--- Begin Dataset content ---
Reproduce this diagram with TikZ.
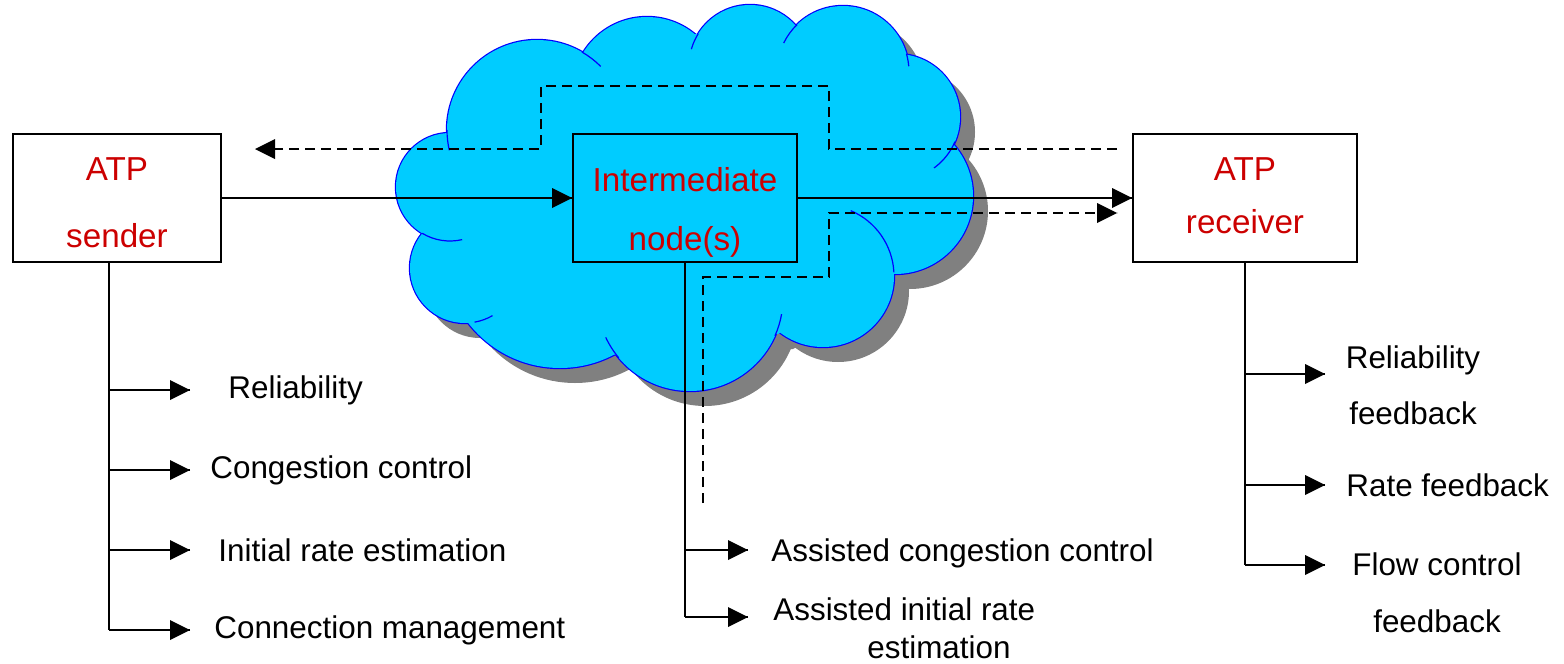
\documentclass[tikz,border=0pt]{standalone}
\usepackage{fontspec}
\setmainfont{Liberation Sans}
\definecolor{cloudblue}{RGB}{0,204,255}
\definecolor{cloudedge}{RGB}{0,0,255}
\definecolor{shadowgray}{RGB}{128,128,128}
\definecolor{atpred}{RGB}{204,0,0}
% cloud lobes: centre x / centre y / radius
\newcommand{\lobes}{537/130/90, 647/92/75, 750/66/61, 843/72/66, 897/117/63, 895/196/78, 823/276/71, 690/298/93, 560/252/116, 465/268/55, 450/187/54}

\begin{document}
\begin{tikzpicture}[x=0.5pt,y=-0.5pt,
  host/.style={draw,line width=1pt,inner sep=0pt,minimum width=112pt,minimum height=64pt,text=atpred,align=center},
  item/.style={inner sep=0pt,anchor=west,font=\fontsize{15.7}{19}\selectfont},
  wire/.style={line width=1pt},
  fb/.style={line width=1.1pt,dash pattern=on 5pt off 3pt}]
\useasboundingbox (0,0) rectangle (1564,664);
% cloud: shadow, outline, body
\begin{scope}[shift={(15,15)}]
\fill [shadowgray] (448,134) -- (583,53) -- (696,34) -- (795,25) -- (907,55) -- (953,143) -- (895,270) -- (778,334) -- (617,355) -- (475,321) -- (423,233) -- cycle;
\fill [shadowgray] \foreach \cx/\cy/\r in \lobes {(\cx,\cy) circle[radius=\r]};
\end{scope}
\draw [cloudedge,line width=1.2pt] \foreach \cx/\cy/\r in \lobes {(\cx,\cy) circle[radius=\r]};
\fill [cloudblue] (448,134) -- (583,53) -- (696,34) -- (795,25) -- (907,55) -- (953,143) -- (895,270) -- (778,334) -- (617,355) -- (475,321) -- (423,233) -- cycle;
\fill [cloudblue] \foreach \cx/\cy/\r in \lobes {(\cx,\cy) circle[radius=\r]};
\foreach \cx/\cy/\r/\a/\b in {537/130/90/167/180, 537/130/90/-60/-45, 750/66/61/196/212, 843/72/66/206/226, 843/72/66/-16/-5, 897/117/63/23/54, 823/276/71/-67/-3, 690/298/93/10/24, 690/298/93/140/155, 465/268/55/60/80, 450/187/54/77/121}
  \draw [cloudedge,line width=0.6pt] (\cx,\cy) ++(\a:\r) arc[start angle=\a,end angle=\b,radius=\r];

% hosts
\node [host,minimum width=104pt] (sender) at (117,198) {};
\node [text=atpred,align=center,font=\fontsize{16.6}{33.5}\selectfont] (sendertext) at (117,203) {ATP\\sender};
\node [host] (inter) at (685,198) {};
\node [text=atpred,align=center,font=\fontsize{16.6}{29.5}\selectfont] (intertext) at (685,212) {Intermediate\\node(s)};
\node [host] (receiver) at (1245,198) {};
\node [text=atpred,align=center,font=\fontsize{16.6}{26.5}\selectfont] (receivertext) at (1245,196) {ATP\\receiver};

% data path
\draw [wire] (sender.east) -- (inter.west);
\fill (inter.west) -- ++(-20,-10) -- ++(0,20) -- cycle;
\draw [wire] (inter.east) -- (receiver.west);
\fill (receiver.west) -- ++(-20,-10) -- ++(0,20) -- cycle;

% feedback and assisted paths
\coordinate (fbin) at (1117,149);
\coordinate (fbout) at (255,149);
\draw [fb] (fbin) -- (829,149) -- (829,86) -- (541,86) -- (541,149) -- (fbout);
\fill (fbout) -- ++(20,-10) -- ++(0,20) -- cycle;
\coordinate (astfoot) at (703,503);
\coordinate (asttip) at (1117,213);
\draw [fb] (astfoot) -- (703,277) -- (829,277) -- (829,213) -- (asttip);
\fill (asttip) -- ++(-20,-10) -- ++(0,20) -- cycle;

% sender functions
\coordinate (sndfoot) at (109,630);
\draw [wire] ([xshift=-4pt]sender.south) -- (sndfoot);
\coordinate (relA) at (190,390);
\coordinate (congA) at (190,470);
\coordinate (initA) at (190,550);
\coordinate (connA) at (190,630);
\draw [wire] (relA -| sndfoot) -- (relA);
\fill (relA) -- ++(-20,-10) -- ++(0,20) -- cycle;
\draw [wire] (congA -| sndfoot) -- (congA);
\fill (congA) -- ++(-20,-10) -- ++(0,20) -- cycle;
\draw [wire] (initA -| sndfoot) -- (initA);
\fill (initA) -- ++(-20,-10) -- ++(0,20) -- cycle;
\draw [wire] (connA -| sndfoot) -- (connA);
\fill (connA) -- ++(-20,-10) -- ++(0,20) -- cycle;
\node [item] (rel) at (228,390) {Reliability};
\node [item] (cong) at (210,470) {Congestion control};
\node [item] (init) at (218,550) {Initial rate estimation};
\node [item] (conn) at (214,630) {Connection management};

% intermediate functions
\coordinate (intfoot) at (685,617);
\draw [wire] (inter.south) -- (intfoot);
\coordinate (astcongA) at (748,550);
\coordinate (astinitA) at (748,617);
\draw [wire] (astcongA -| intfoot) -- (astcongA);
\fill (astcongA) -- ++(-20,-10) -- ++(0,20) -- cycle;
\draw [wire] (astinitA -| intfoot) -- (astinitA);
\fill (astinitA) -- ++(-20,-10) -- ++(0,20) -- cycle;
\node [item] (astcong) at (771,553) {Assisted congestion control};
\node [item,align=left,font=\fontsize{15.7}{19}\selectfont] (astinit) at (773,628) {Assisted initial rate\\\hspace*{47pt}estimation};

% receiver functions
\coordinate (rcvfoot) at (1245,565);
\draw [wire] (receiver.south) -- (rcvfoot);
\coordinate (relfbA) at (1325,374);
\coordinate (ratefbA) at (1325,485);
\coordinate (flowfbA) at (1325,565);
\draw [wire] (relfbA -| rcvfoot) -- (relfbA);
\fill (relfbA) -- ++(-20,-10) -- ++(0,20) -- cycle;
\draw [wire] (ratefbA -| rcvfoot) -- (ratefbA);
\fill (ratefbA) -- ++(-20,-10) -- ++(0,20) -- cycle;
\draw [wire] (flowfbA -| rcvfoot) -- (flowfbA);
\fill (flowfbA) -- ++(-20,-10) -- ++(0,20) -- cycle;
\node [item,anchor=center,align=center,font=\fontsize{15.7}{28}\selectfont] (relfb) at (1413,385) {Reliability\\feedback};
\node [item] (ratefb) at (1346,485) {Rate feedback};
\node [item,anchor=center,align=center,font=\fontsize{15.7}{28.5}\selectfont] (flowfb) at (1437,593) {Flow control\\feedback};
\end{tikzpicture}
\end{document}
--- End Dataset content ---
__Description of the task__. All of the material above is to be copied exactly, except for its images.

__Solved exercise__.
Reproduce this diagram with TikZ.
\documentclass[tikz,border=0pt]{standalone}
\usepackage{fontspec}
\setmainfont{Liberation Sans}
\definecolor{cloudblue}{RGB}{0,204,255}
\definecolor{cloudedge}{RGB}{0,0,255}
\definecolor{shadowgray}{RGB}{128,128,128}
\definecolor{atpred}{RGB}{204,0,0}
% cloud lobes: centre x / centre y / radius
\newcommand{\lobes}{537/130/90, 647/92/75, 750/66/61, 843/72/66, 897/117/63, 895/196/78, 823/276/71, 690/298/93, 560/252/116, 465/268/55, 450/187/54}

\begin{document}
\begin{tikzpicture}[x=0.5pt,y=-0.5pt,
  host/.style={draw,line width=1pt,inner sep=0pt,minimum width=112pt,minimum height=64pt,text=atpred,align=center},
  item/.style={inner sep=0pt,anchor=west,font=\fontsize{15.7}{19}\selectfont},
  wire/.style={line width=1pt},
  fb/.style={line width=1.1pt,dash pattern=on 5pt off 3pt}]
\useasboundingbox (0,0) rectangle (1564,664);
% cloud: shadow, outline, body
\begin{scope}[shift={(15,15)}]
\fill [shadowgray] (448,134) -- (583,53) -- (696,34) -- (795,25) -- (907,55) -- (953,143) -- (895,270) -- (778,334) -- (617,355) -- (475,321) -- (423,233) -- cycle;
\fill [shadowgray] \foreach \cx/\cy/\r in \lobes {(\cx,\cy) circle[radius=\r]};
\end{scope}
\draw [cloudedge,line width=1.2pt] \foreach \cx/\cy/\r in \lobes {(\cx,\cy) circle[radius=\r]};
\fill [cloudblue] (448,134) -- (583,53) -- (696,34) -- (795,25) -- (907,55) -- (953,143) -- (895,270) -- (778,334) -- (617,355) -- (475,321) -- (423,233) -- cycle;
\fill [cloudblue] \foreach \cx/\cy/\r in \lobes {(\cx,\cy) circle[radius=\r]};
\foreach \cx/\cy/\r/\a/\b in {537/130/90/167/180, 537/130/90/-60/-45, 750/66/61/196/212, 843/72/66/206/226, 843/72/66/-16/-5, 897/117/63/23/54, 823/276/71/-67/-3, 690/298/93/10/24, 690/298/93/140/155, 465/268/55/60/80, 450/187/54/77/121}
  \draw [cloudedge,line width=0.6pt] (\cx,\cy) ++(\a:\r) arc[start angle=\a,end angle=\b,radius=\r];

% hosts
\node [host,minimum width=104pt] (sender) at (117,198) {};
\node [text=atpred,align=center,font=\fontsize{16.6}{33.5}\selectfont] (sendertext) at (117,203) {ATP\\sender};
\node [host] (inter) at (685,198) {};
\node [text=atpred,align=center,font=\fontsize{16.6}{29.5}\selectfont] (intertext) at (685,212) {Intermediate\\node(s)};
\node [host] (receiver) at (1245,198) {};
\node [text=atpred,align=center,font=\fontsize{16.6}{26.5}\selectfont] (receivertext) at (1245,196) {ATP\\receiver};

% data path
\draw [wire] (sender.east) -- (inter.west);
\fill (inter.west) -- ++(-20,-10) -- ++(0,20) -- cycle;
\draw [wire] (inter.east) -- (receiver.west);
\fill (receiver.west) -- ++(-20,-10) -- ++(0,20) -- cycle;

% feedback and assisted paths
\coordinate (fbin) at (1117,149);
\coordinate (fbout) at (255,149);
\draw [fb] (fbin) -- (829,149) -- (829,86) -- (541,86) -- (541,149) -- (fbout);
\fill (fbout) -- ++(20,-10) -- ++(0,20) -- cycle;
\coordinate (astfoot) at (703,503);
\coordinate (asttip) at (1117,213);
\draw [fb] (astfoot) -- (703,277) -- (829,277) -- (829,213) -- (asttip);
\fill (asttip) -- ++(-20,-10) -- ++(0,20) -- cycle;

% sender functions
\coordinate (sndfoot) at (109,630);
\draw [wire] ([xshift=-4pt]sender.south) -- (sndfoot);
\coordinate (relA) at (190,390);
\coordinate (congA) at (190,470);
\coordinate (initA) at (190,550);
\coordinate (connA) at (190,630);
\draw [wire] (relA -| sndfoot) -- (relA);
\fill (relA) -- ++(-20,-10) -- ++(0,20) -- cycle;
\draw [wire] (congA -| sndfoot) -- (congA);
\fill (congA) -- ++(-20,-10) -- ++(0,20) -- cycle;
\draw [wire] (initA -| sndfoot) -- (initA);
\fill (initA) -- ++(-20,-10) -- ++(0,20) -- cycle;
\draw [wire] (connA -| sndfoot) -- (connA);
\fill (connA) -- ++(-20,-10) -- ++(0,20) -- cycle;
\node [item] (rel) at (228,390) {Reliability};
\node [item] (cong) at (210,470) {Congestion control};
\node [item] (init) at (218,550) {Initial rate estimation};
\node [item] (conn) at (214,630) {Connection management};

% intermediate functions
\coordinate (intfoot) at (685,617);
\draw [wire] (inter.south) -- (intfoot);
\coordinate (astcongA) at (748,550);
\coordinate (astinitA) at (748,617);
\draw [wire] (astcongA -| intfoot) -- (astcongA);
\fill (astcongA) -- ++(-20,-10) -- ++(0,20) -- cycle;
\draw [wire] (astinitA -| intfoot) -- (astinitA);
\fill (astinitA) -- ++(-20,-10) -- ++(0,20) -- cycle;
\node [item] (astcong) at (771,553) {Assisted congestion control};
\node [item,align=left,font=\fontsize{15.7}{19}\selectfont] (astinit) at (773,628) {Assisted initial rate\\\hspace*{47pt}estimation};

% receiver functions
\coordinate (rcvfoot) at (1245,565);
\draw [wire] (receiver.south) -- (rcvfoot);
\coordinate (relfbA) at (1325,374);
\coordinate (ratefbA) at (1325,485);
\coordinate (flowfbA) at (1325,565);
\draw [wire] (relfbA -| rcvfoot) -- (relfbA);
\fill (relfbA) -- ++(-20,-10) -- ++(0,20) -- cycle;
\draw [wire] (ratefbA -| rcvfoot) -- (ratefbA);
\fill (ratefbA) -- ++(-20,-10) -- ++(0,20) -- cycle;
\draw [wire] (flowfbA -| rcvfoot) -- (flowfbA);
\fill (flowfbA) -- ++(-20,-10) -- ++(0,20) -- cycle;
\node [item,anchor=center,align=center,font=\fontsize{15.7}{28}\selectfont] (relfb) at (1413,385) {Reliability\\feedback};
\node [item] (ratefb) at (1346,485) {Rate feedback};
\node [item,anchor=center,align=center,font=\fontsize{15.7}{28.5}\selectfont] (flowfb) at (1437,593) {Flow control\\feedback};
\end{tikzpicture}
\end{document}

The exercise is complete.